Frank Lattke vom BDA Augsburg-Schwaben sieht Potenzial für städtebauliche Visionen: neue Durchwegungen, Blickachsen und Platzgestaltungen könnten das Areal zu einem kulturellen Hotspot transformieren. Die Theaterquartierskonferenzen binden Anwohnende und Gewerbetreibende in den Planungsprozess ein – ein Novum in der bayerischen Planungskultur.

Augsburger Spezifika und überregionale Lehren

Die Augsburger Erfahrungen spiegeln typische Herausforderungen bayerischer Mittelstädte wider: historische Bausubstanz trifft auf moderne Anforderungen, knappe kommunale Kassen auf ambitionierte Kulturpolitik. Die Lösung liegt möglicherweise in der konsequenten Verbindung von Kultursanierung und Stadtentwicklung. Andere Städte könnten vom Augsburger Modell des Quartiersmanagements lernen – wenn es denn gelingt, die Vision umzusetzen.

Fazit: Theater als Katalysator

Trotz aller Widrigkeiten bleibt das Staatstheater unverzichtbarer Bestandteil der Augsburger Identität.
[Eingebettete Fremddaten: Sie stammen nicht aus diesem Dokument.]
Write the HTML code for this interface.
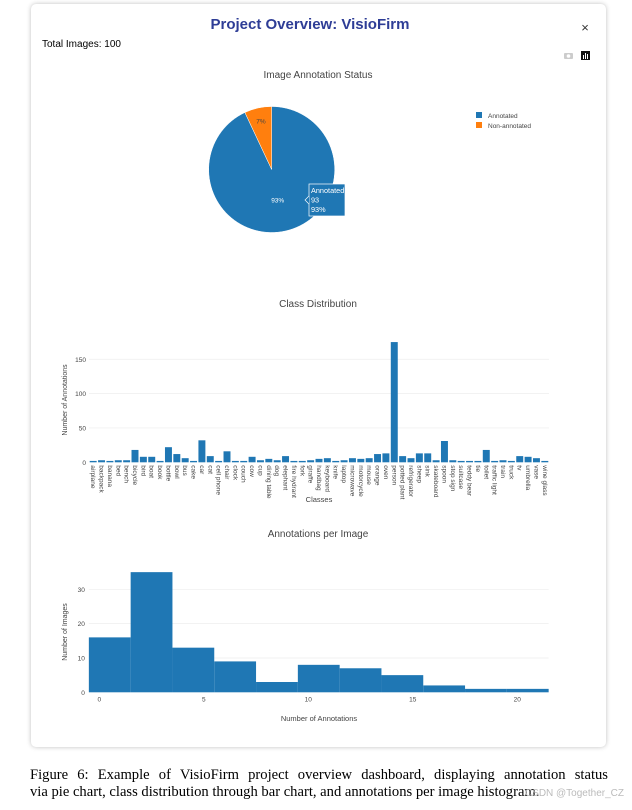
<!DOCTYPE html>
<html><head><meta charset="utf-8">
<style>
body{margin:0;width:632px;height:810px;background:#fff;font-family:"Liberation Sans",sans-serif;position:relative;overflow:hidden}
#card{position:absolute;left:31px;top:4px;width:575px;height:743px;background:#fff;border-radius:5px;box-shadow:0 0 5px rgba(0,0,0,0.25)}
#caption{position:absolute;left:30px;top:767px;width:578px;font-family:"Liberation Serif",serif;font-size:14.6px;line-height:17px;color:#000;white-space:nowrap}
#caption .l1{text-align:justify;text-align-last:justify}
#wm{position:absolute;right:8px;top:788px;font-size:10px;color:#bbb}
</style></head><body>
<div id="card"></div>
<svg id="chart" width="632" height="760" style="position:absolute;left:0;top:0" font-family="Liberation Sans, sans-serif">
<text x="310" y="29" text-anchor="middle" font-size="15" font-weight="bold" fill="#2e3d96">Project Overview: VisioFirm</text>
<text x="585" y="32" text-anchor="middle" font-size="13" fill="#333">×</text>
<text x="42" y="47" font-size="10" fill="#000">Total Images: 100</text>
<g><rect x="564" y="53" width="9" height="6" rx="1" fill="#ccc"/><circle cx="568.5" cy="56" r="1.8" fill="#fff"/></g>
<g><rect x="581" y="51" width="9" height="9" fill="#111"/><rect x="583" y="55" width="1" height="4" fill="#fff"/><rect x="585" y="53" width="1" height="6" fill="#fff"/><rect x="587" y="54" width="1" height="5" fill="#fff"/></g>
<text x="318" y="78" text-anchor="middle" font-size="10" fill="#444">Image Annotation Status</text>
<g id="pie"></g>
<g>
<rect x="476" y="112" width="6" height="6" fill="#1f77b4"/>
<text x="488" y="118" font-size="6.5" fill="#444">Annotated</text>
<rect x="476" y="122" width="6" height="6" fill="#ff7f0e"/>
<text x="488" y="128" font-size="6.5" fill="#444">Non-annotated</text>
</g>
<text x="318" y="307" text-anchor="middle" font-size="10" fill="#444">Class Distribution</text>
<g id="bars"></g>
<text x="318" y="537" text-anchor="middle" font-size="10" fill="#444">Annotations per Image</text>
<g id="hist"></g>
</svg>
<div id="caption"><div class="l1">Figure 6: Example of VisioFirm project overview dashboard, displaying annotation status</div><div>via pie chart, class distribution through bar chart, and annotations per image histogram.</div></div>
<div id="wm">CSDN @Together_CZ</div>
<script>
const pieLabels=["Annotated","Non-annotated"];
const pieValues=[93,7];
const classes=["airplane","backpack","banana","bed","bench","bicycle","bird","boat","book","bottle","bowl","bus","cake","car","cat","cell phone","chair","clock","couch","cow","cup","dining table","dog","elephant","fire hydrant","fork","giraffe","handbag","keyboard","knife","laptop","microwave","motorcycle","mouse","orange","oven","person","potted plant","refrigerator","sheep","sink","skateboard","spoon","stop sign","suitcase","teddy bear","tie","toilet","traffic light","train","truck","tv","umbrella","vase","wine glass"];
const classCounts=[2,3,2,3,3,18,8,8,2,22,12,6,2,32,9,2,16,2,2,8,3,5,3,9,2,2,3,5,6,2,3,6,5,6,12,13,175,9,6,13,13,3,31,3,2,2,2,18,2,3,2,9,8,6,2];
const barTicks=[0,50,100,150];
const histEdges=[-0.5,1.5,3.5,5.5,7.5,9.5,11.5,13.5,15.5,17.5,19.5,21.5];
const histCounts=[16,35,13,9,3,8,7,5,2,1,1];
const histXTicks=[0,5,10,15,20];
const histYTicks=[0,10,20,30];
const NS="http://www.w3.org/2000/svg";
function mk(p,t,a){const e=document.createElementNS(NS,t);for(const k in a)e.setAttribute(k,a[k]);p.appendChild(e);return e;}
// pie
const pie=document.getElementById('pie');
const cx=271.7,cy=169.5,R=63;
const tot=pieValues.reduce((a,b)=>a+b,0);
const cols=["#1f77b4","#ff7f0e"];
let ang=0;
pieValues.forEach((v,i)=>{
 const a0=ang,a1=ang+v/tot*2*Math.PI;ang=a1;
 const p=(a)=>[cx+R*Math.sin(a),cy-R*Math.cos(a)];
 const s=p(a0),e=p(a1);const large=(a1-a0)>Math.PI?1:0;
 const path=mk(pie,'path',{d:`M${cx},${cy}L${s[0]},${s[1]}A${R},${R} 0 ${large} 1 ${e[0]},${e[1]}Z`,fill:cols[i],stroke:'#fff','stroke-width':0.5});
 
 
 const mid=(a0+a1)/2;const rr=0.78;
 const lx=i==0?cx+6:cx+R*rr*Math.sin(mid);
 const ly=i==0?cy+31:cy-R*rr*Math.cos(mid);
 const t=mk(pie,'text',{x:lx,y:ly+2,'text-anchor':'middle','font-size':6.5,fill:i==0?'#fff':'#444'});
 t.textContent=Math.round(v/tot*100)+'%';
 
 
});
// tooltip
const tip=mk(pie,'g',{});


mk(tip,'rect',{x:309,y:184,width:36,height:32,fill:'#1f77b4',stroke:'#fff','stroke-width':0.7});
mk(tip,'path',{d:'M309,196 L305,200 L309,204',fill:'#1f77b4',stroke:'#fff','stroke-width':0.7});
[pieLabels[0],String(pieValues[0]),Math.round(pieValues[0]/tot*100)+'%'].forEach((s,i)=>{const t=mk(tip,'text',{x:311,y:193+i*9.5,'font-size':7.3,fill:'#fff'});t.textContent=s;});
// bars
const bars=document.getElementById('bars');
const bx0=89,bx1=549,by0=462.3;const bpx=0.687;
const bY=v=>by0-v*bpx;const bw=(bx1-bx0)/classes.length;
barTicks.forEach(t=>{
 if(t>0){const l=mk(bars,'line',{x1:bx0,x2:bx1,y1:bY(t),y2:bY(t),stroke:'#eee','stroke-width':0.7});}
 const tx=mk(bars,'text',{x:bx0-3,y:bY(t)+2.5,'text-anchor':'end','font-size':6.5,fill:'#444'});tx.textContent=t;
 
});
classes.forEach((c,i)=>{
 const x=bx0+i*bw;
 const r=mk(bars,'rect',{x:x+0.7,y:bY(classCounts[i]),width:bw-1.4,height:classCounts[i]*bpx,fill:'#1f77b4'});
 
 
 const tx=mk(bars,'text',{transform:`translate(${x+bw/2-2},${by0+3}) rotate(90)`,'font-size':6.5,fill:'#444'});tx.textContent=c;
 
});
let t=mk(bars,'text',{x:319,y:502,'text-anchor':'middle','font-size':7.5,fill:'#444'});t.textContent='Classes';

t=mk(bars,'text',{transform:`translate(67,400) rotate(-90)`,'text-anchor':'middle','font-size':7,fill:'#444'});t.textContent='Number of Annotations';

// histogram
const hist=document.getElementById('hist');
const hx0=99.3,hpx=20.9,hy0=692.3,hpy=3.433;
const hX=v=>hx0+v*hpx,hY=v=>hy0-v*hpy;
histYTicks.forEach(v=>{
 if(v>0){const l=mk(hist,'line',{x1:hX(-0.5),x2:hX(21.5),y1:hY(v),y2:hY(v),stroke:'#eee','stroke-width':0.7});}
 const tx=mk(hist,'text',{x:hX(-0.5)-4,y:hY(v)+2.5,'text-anchor':'end','font-size':6.5,fill:'#444'});tx.textContent=v;
 
});
histCounts.forEach((v,i)=>{
 const r=mk(hist,'rect',{x:hX(histEdges[i]),y:hY(v),width:hX(histEdges[i+1])-hX(histEdges[i]),height:v*hpy,fill:'#1f77b4'});
 
 
});
histXTicks.forEach(v=>{
 const tx=mk(hist,'text',{x:hX(v),y:hy0+9,'text-anchor':'middle','font-size':6.5,fill:'#444'});tx.textContent=v;
 
});
t=mk(hist,'text',{x:319,y:721,'text-anchor':'middle','font-size':7.5,fill:'#444'});t.textContent='Number of Annotations';

t=mk(hist,'text',{transform:`translate(67,632) rotate(-90)`,'text-anchor':'middle','font-size':7,fill:'#444'});t.textContent='Number of Images';

</script>
</body></html>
Mit 800 Arbeitsplätzen, hoher Auslastung und vielfältigem Programm rechtfertigt es seine Existenz. Die aktuelle Spielzeit unter dem Motto “aberwitzig” könnte als Kommentar zur eigenen Sanierungsgeschichte verstanden werden.

Die entscheidende Frage bleibt: Schafft es Augsburg, aus dem Sanierungsdrama eine Erfolgsgeschichte zu machen? Die Chancen stehen gut, wenn Stadt, Freistaat und Bürgerschaft das Projekt nicht nur als notwendige Reparatur, sondern als Investition in die urbane Zukunft begreifen. Ein Theater, das mehr ist als nur Bühne – ein Quartier, das die Stadt neu definiert.